You long for meaning. That is the whole reason you are here — not to perform Hebrew, but to touch the meaning living inside it.
But you have been trying to start at the destination. You want the meaning first, immediately, and you resent the letters for standing between you and it.
Let me reorder it for you, gently. Begin with letters. Continue into meaning. The letters are not in your way. They are the way.
You reach meaning by walking toward it — one letter, then one word, then one line.
The Honest Sequence
A haṯḥalah is a beginning, a start — from the family of words about commencing, opening, setting out. Every journey into meaning has one, and the beginning never looks like the destination. The first step of a long walk looks nothing like the view at the end.
Letters lead to words. Words lead to roots and patterns. Roots and patterns lead, slowly, to meaning that is yours rather than borrowed. This is not a detour around understanding. It is the road to it.

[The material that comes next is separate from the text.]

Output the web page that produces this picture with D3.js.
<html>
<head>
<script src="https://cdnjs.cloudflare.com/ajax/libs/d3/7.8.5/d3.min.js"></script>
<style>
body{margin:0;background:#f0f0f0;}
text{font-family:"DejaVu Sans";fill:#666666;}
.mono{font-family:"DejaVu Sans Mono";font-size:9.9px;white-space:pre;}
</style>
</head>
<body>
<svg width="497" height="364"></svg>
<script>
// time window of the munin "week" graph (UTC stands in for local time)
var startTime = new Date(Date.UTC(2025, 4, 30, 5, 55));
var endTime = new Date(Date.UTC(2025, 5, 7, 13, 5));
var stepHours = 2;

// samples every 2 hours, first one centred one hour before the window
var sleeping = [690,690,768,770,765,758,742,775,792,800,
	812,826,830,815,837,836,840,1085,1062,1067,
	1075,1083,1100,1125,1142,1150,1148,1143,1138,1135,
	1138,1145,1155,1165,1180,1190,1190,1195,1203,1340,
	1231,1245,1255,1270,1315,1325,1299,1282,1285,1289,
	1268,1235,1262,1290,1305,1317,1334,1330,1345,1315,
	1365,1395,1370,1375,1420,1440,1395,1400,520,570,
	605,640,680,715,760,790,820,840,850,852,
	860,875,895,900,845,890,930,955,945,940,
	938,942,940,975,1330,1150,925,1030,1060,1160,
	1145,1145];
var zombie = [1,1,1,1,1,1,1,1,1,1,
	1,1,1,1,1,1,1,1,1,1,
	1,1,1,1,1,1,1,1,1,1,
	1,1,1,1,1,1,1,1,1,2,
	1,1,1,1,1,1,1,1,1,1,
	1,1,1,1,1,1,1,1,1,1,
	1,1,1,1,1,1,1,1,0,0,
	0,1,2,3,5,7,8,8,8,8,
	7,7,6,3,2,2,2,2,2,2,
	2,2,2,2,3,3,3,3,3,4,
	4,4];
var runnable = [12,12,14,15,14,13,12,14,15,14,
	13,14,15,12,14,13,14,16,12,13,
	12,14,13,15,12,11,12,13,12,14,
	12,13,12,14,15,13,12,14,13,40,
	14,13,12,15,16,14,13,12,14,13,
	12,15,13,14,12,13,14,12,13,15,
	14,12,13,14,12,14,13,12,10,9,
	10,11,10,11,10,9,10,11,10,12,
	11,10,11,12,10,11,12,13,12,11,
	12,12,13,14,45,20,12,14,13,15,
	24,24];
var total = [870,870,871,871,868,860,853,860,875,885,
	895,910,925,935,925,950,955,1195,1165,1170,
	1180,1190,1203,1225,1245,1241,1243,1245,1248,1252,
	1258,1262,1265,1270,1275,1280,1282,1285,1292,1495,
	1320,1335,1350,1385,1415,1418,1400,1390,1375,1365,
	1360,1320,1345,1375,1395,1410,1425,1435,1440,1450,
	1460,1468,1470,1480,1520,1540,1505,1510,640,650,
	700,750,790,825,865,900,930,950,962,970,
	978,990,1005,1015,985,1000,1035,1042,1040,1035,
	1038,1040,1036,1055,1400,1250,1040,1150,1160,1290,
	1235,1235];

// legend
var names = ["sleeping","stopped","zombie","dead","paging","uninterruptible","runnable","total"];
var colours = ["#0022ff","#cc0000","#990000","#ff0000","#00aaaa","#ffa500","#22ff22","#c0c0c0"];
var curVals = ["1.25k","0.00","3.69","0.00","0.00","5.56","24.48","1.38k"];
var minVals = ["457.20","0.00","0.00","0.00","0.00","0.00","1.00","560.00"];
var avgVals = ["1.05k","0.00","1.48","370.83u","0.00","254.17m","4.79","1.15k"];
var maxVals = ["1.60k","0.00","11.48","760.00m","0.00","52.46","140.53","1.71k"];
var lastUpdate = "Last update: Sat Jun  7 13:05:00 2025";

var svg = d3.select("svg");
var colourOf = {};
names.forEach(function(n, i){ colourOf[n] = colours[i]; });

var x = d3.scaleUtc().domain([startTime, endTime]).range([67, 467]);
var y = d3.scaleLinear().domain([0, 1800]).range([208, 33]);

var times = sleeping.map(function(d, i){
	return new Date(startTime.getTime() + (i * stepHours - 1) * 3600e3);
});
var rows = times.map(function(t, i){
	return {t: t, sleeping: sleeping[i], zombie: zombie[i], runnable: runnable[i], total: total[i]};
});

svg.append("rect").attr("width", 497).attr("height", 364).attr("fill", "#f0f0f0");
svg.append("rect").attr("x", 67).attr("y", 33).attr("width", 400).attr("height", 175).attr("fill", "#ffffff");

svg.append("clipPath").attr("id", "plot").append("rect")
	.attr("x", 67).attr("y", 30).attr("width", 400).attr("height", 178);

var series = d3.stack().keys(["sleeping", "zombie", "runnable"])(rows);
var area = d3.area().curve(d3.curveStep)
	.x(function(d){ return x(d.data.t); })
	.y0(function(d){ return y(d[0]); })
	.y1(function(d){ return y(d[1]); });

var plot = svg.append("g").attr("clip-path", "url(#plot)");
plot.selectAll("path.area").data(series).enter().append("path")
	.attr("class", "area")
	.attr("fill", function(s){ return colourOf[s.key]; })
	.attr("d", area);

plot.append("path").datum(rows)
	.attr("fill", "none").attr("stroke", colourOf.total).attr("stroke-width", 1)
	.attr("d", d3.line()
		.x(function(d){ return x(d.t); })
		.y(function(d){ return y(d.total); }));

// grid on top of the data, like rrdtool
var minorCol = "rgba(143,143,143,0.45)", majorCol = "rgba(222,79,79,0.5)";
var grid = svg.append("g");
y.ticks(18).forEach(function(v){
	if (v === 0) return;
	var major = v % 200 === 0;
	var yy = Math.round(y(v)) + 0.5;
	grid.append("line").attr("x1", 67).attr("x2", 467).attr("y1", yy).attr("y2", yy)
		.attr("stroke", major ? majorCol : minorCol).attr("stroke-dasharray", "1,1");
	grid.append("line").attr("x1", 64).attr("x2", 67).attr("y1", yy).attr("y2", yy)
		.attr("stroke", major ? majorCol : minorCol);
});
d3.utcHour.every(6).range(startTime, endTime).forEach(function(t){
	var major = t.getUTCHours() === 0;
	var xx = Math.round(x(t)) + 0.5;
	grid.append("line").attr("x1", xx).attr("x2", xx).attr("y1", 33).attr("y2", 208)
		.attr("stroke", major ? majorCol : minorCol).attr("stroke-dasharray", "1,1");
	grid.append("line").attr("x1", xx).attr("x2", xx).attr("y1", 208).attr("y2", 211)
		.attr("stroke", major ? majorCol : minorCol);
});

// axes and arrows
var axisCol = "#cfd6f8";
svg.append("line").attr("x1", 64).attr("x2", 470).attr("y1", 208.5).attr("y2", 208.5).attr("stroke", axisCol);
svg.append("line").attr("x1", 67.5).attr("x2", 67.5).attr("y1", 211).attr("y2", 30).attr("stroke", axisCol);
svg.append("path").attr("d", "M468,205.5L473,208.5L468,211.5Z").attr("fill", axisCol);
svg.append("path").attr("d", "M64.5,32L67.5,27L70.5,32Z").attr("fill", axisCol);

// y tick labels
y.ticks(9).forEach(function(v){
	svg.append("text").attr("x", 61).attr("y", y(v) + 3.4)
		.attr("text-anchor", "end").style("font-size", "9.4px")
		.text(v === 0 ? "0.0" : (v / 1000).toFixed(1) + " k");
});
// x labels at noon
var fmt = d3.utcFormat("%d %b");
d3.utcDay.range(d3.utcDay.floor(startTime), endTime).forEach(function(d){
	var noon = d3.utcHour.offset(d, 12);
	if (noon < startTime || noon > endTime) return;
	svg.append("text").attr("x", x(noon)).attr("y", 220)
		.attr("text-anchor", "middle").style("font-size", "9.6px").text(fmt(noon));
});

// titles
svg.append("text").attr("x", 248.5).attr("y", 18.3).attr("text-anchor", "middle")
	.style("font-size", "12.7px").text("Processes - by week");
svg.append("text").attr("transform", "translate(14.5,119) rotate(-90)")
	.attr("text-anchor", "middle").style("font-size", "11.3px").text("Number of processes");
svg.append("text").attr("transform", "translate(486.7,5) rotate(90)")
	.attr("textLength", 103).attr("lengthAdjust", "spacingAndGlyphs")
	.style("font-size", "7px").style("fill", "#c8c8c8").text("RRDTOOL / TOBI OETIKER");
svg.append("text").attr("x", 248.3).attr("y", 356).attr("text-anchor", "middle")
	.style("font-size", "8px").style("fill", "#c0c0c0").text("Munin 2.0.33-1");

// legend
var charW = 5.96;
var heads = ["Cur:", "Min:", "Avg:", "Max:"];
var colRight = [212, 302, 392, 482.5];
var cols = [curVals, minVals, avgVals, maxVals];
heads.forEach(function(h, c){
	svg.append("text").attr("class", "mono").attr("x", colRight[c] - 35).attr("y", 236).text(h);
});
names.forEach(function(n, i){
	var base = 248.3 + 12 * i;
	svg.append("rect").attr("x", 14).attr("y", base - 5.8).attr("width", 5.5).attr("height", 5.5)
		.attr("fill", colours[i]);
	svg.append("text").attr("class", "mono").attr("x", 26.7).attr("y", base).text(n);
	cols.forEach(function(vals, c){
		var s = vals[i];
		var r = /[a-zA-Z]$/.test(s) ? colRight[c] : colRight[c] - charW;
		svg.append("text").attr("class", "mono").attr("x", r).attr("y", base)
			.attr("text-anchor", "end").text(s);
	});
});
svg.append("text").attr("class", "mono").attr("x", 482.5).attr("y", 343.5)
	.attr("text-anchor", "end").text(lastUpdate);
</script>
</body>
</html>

When you accept this sequence, something relaxes in you. You stop demanding to arrive before you have set out. You let yourself be a beginner — which is simply a person who has had the courage to start.
Set Out
So today, begin where beginnings are. Letters. Not because letters are the goal, but because they are the first true step toward it.
Trust the order. Meaning is real, and it is coming — but it comes to those who walk toward it, not to those who wait at the end of the road for it to arrive.
And do not walk the whole way alone. Let the early steps be yours, but bring the road to a living teacher. The letters you can start in private. The meaning deepens, always, in the company of someone who has walked further than you — and who will wait for you to catch up.